START

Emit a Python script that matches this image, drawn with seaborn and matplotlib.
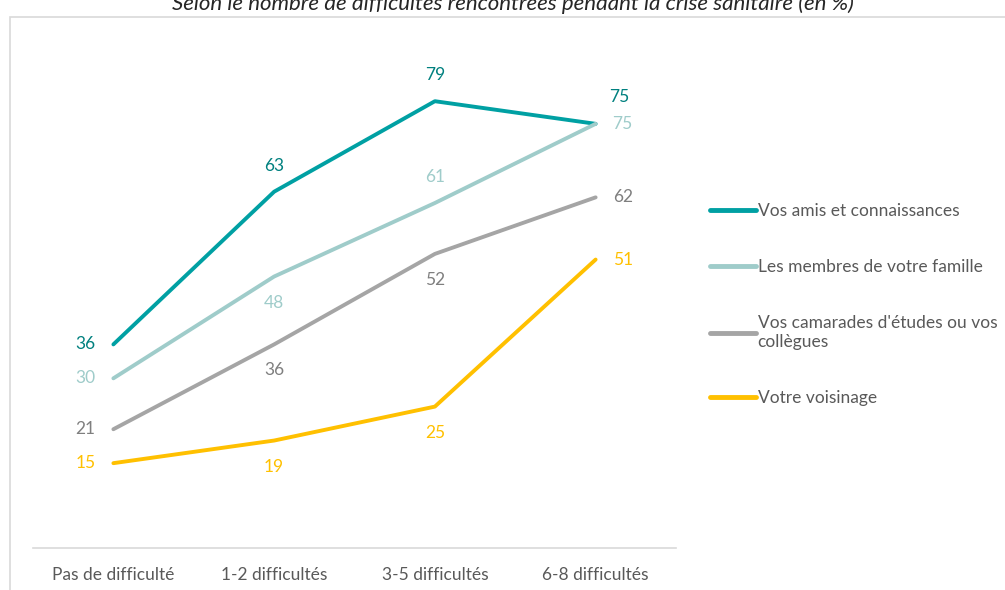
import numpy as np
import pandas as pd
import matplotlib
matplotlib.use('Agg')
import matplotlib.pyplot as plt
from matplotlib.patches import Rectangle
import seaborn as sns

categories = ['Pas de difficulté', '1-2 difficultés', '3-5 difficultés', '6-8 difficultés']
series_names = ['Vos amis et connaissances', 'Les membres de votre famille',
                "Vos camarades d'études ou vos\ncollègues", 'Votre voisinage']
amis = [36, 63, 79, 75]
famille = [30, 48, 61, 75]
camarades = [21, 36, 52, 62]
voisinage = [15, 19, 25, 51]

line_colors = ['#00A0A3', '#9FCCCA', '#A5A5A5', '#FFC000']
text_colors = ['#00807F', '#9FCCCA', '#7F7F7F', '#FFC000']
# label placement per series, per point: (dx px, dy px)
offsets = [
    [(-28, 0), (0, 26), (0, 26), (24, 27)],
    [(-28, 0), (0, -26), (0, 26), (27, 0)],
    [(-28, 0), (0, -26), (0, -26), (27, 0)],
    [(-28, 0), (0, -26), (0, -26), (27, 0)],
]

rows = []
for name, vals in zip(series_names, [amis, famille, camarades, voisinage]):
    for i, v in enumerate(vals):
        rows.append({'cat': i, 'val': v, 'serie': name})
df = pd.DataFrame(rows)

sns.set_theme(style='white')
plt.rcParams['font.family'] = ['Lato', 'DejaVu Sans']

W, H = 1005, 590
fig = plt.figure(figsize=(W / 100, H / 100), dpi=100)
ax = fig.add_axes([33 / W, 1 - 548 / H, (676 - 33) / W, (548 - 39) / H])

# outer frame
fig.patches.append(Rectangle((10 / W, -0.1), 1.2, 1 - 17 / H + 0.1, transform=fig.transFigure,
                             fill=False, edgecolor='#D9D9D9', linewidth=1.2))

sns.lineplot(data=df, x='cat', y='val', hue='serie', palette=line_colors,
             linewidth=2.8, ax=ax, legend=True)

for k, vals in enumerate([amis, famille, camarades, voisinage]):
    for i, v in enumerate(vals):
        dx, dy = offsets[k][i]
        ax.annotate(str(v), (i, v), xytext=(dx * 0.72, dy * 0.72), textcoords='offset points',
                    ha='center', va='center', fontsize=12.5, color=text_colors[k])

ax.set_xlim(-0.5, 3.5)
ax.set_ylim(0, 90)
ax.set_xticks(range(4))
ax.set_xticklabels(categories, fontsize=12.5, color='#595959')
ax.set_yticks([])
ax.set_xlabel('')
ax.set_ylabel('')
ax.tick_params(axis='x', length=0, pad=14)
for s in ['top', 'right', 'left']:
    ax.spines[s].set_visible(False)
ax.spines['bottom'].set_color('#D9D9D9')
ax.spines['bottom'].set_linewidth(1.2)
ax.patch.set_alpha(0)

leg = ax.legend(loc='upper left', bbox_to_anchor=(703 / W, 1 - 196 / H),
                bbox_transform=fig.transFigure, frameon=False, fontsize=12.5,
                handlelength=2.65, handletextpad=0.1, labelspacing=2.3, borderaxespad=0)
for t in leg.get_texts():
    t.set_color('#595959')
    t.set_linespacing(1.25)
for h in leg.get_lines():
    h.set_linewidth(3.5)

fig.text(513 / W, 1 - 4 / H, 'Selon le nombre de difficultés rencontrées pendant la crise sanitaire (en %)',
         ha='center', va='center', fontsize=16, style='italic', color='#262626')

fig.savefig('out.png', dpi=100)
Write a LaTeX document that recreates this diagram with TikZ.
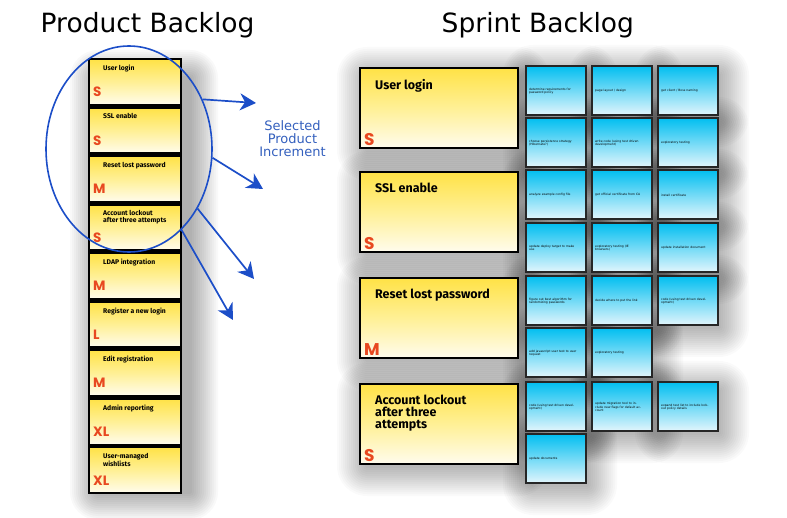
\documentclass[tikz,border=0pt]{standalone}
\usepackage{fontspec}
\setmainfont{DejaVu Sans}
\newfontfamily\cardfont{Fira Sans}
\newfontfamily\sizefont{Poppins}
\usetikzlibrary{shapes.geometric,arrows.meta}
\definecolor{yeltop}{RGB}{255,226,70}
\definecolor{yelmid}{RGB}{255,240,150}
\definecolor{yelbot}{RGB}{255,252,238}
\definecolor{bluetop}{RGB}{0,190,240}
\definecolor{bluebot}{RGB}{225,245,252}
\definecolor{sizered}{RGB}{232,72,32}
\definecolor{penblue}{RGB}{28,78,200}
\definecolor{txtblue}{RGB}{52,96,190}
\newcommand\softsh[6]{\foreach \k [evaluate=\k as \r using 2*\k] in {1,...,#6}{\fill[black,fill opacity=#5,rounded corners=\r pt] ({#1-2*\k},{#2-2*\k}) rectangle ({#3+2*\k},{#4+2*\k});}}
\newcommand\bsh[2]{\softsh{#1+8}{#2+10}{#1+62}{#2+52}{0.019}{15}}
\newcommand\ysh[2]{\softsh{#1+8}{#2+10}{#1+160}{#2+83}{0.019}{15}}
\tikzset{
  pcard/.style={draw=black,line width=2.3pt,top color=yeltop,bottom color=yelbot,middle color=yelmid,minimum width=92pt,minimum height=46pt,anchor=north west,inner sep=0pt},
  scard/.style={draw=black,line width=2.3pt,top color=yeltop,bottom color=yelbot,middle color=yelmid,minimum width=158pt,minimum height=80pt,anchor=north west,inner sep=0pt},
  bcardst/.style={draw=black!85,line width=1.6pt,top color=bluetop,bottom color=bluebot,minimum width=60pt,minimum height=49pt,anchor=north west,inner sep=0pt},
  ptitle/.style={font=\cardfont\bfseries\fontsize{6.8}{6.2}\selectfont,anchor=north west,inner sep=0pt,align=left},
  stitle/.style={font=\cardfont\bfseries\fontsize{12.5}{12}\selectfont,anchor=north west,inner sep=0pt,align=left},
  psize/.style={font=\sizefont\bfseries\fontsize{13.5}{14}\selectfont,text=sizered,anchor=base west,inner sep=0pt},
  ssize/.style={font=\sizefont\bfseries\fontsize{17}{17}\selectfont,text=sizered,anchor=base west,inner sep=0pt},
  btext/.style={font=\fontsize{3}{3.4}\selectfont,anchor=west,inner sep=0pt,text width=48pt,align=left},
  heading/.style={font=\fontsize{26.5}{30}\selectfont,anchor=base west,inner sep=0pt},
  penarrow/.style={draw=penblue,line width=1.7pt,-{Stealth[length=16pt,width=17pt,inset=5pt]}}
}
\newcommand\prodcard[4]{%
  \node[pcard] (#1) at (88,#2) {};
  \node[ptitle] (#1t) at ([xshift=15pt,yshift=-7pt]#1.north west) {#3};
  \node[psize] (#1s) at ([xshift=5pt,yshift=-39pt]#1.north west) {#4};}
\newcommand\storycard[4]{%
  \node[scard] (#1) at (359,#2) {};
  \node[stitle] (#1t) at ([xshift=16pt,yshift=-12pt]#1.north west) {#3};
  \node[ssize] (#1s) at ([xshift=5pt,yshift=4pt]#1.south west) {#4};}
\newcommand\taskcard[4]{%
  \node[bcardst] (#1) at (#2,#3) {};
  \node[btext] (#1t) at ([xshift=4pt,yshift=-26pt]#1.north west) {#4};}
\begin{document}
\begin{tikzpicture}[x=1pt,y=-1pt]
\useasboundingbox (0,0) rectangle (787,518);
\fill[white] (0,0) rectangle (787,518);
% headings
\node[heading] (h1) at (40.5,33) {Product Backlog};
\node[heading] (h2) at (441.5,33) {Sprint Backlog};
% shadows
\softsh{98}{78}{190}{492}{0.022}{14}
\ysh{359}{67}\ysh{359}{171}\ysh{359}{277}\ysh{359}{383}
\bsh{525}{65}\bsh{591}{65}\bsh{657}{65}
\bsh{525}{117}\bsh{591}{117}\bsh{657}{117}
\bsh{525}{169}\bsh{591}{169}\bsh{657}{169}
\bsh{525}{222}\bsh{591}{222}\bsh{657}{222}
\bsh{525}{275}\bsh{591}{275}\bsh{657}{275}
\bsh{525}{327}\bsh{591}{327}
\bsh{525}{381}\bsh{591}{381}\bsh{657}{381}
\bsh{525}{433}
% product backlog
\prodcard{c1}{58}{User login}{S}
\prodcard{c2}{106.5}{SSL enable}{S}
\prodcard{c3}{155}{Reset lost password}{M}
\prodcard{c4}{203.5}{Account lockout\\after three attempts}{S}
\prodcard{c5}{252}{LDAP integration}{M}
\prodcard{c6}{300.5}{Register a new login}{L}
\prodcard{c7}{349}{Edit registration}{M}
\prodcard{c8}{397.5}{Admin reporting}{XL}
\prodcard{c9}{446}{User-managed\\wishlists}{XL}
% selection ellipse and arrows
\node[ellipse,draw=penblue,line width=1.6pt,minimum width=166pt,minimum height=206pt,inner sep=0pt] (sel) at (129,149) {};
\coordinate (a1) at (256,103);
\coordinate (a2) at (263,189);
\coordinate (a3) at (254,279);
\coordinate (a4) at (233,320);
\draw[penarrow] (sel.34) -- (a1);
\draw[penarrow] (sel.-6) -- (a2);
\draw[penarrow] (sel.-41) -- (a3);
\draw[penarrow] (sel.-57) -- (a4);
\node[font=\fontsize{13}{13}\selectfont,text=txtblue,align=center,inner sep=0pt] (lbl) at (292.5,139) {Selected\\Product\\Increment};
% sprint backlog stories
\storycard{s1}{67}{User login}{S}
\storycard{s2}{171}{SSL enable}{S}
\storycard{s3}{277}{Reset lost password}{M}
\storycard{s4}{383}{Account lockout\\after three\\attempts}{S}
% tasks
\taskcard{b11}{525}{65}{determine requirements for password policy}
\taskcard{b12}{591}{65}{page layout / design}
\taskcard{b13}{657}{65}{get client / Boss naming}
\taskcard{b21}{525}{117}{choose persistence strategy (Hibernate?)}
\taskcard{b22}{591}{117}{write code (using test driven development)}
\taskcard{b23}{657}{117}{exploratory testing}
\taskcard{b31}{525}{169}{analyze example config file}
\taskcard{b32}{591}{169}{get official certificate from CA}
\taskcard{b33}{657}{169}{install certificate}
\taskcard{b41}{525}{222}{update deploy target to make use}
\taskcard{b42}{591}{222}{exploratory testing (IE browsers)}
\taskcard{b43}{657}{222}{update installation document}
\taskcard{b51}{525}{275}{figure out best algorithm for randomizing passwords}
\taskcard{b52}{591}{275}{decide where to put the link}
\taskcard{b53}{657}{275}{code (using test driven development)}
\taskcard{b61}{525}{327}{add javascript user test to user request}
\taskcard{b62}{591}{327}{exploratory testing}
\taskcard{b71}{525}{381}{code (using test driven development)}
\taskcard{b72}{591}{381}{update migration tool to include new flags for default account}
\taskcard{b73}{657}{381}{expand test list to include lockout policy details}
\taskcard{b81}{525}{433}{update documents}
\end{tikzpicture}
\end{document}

END

## Task description
Starting at the top of the listing above, reproduce each line up to and including the one with "import seaborn as sns"; omit the pictures.

## Answer
Emit a Python script that matches this image, drawn with seaborn and matplotlib.
import numpy as np
import pandas as pd
import matplotlib
matplotlib.use('Agg')
import matplotlib.pyplot as plt
from matplotlib.patches import Rectangle
import seaborn as sns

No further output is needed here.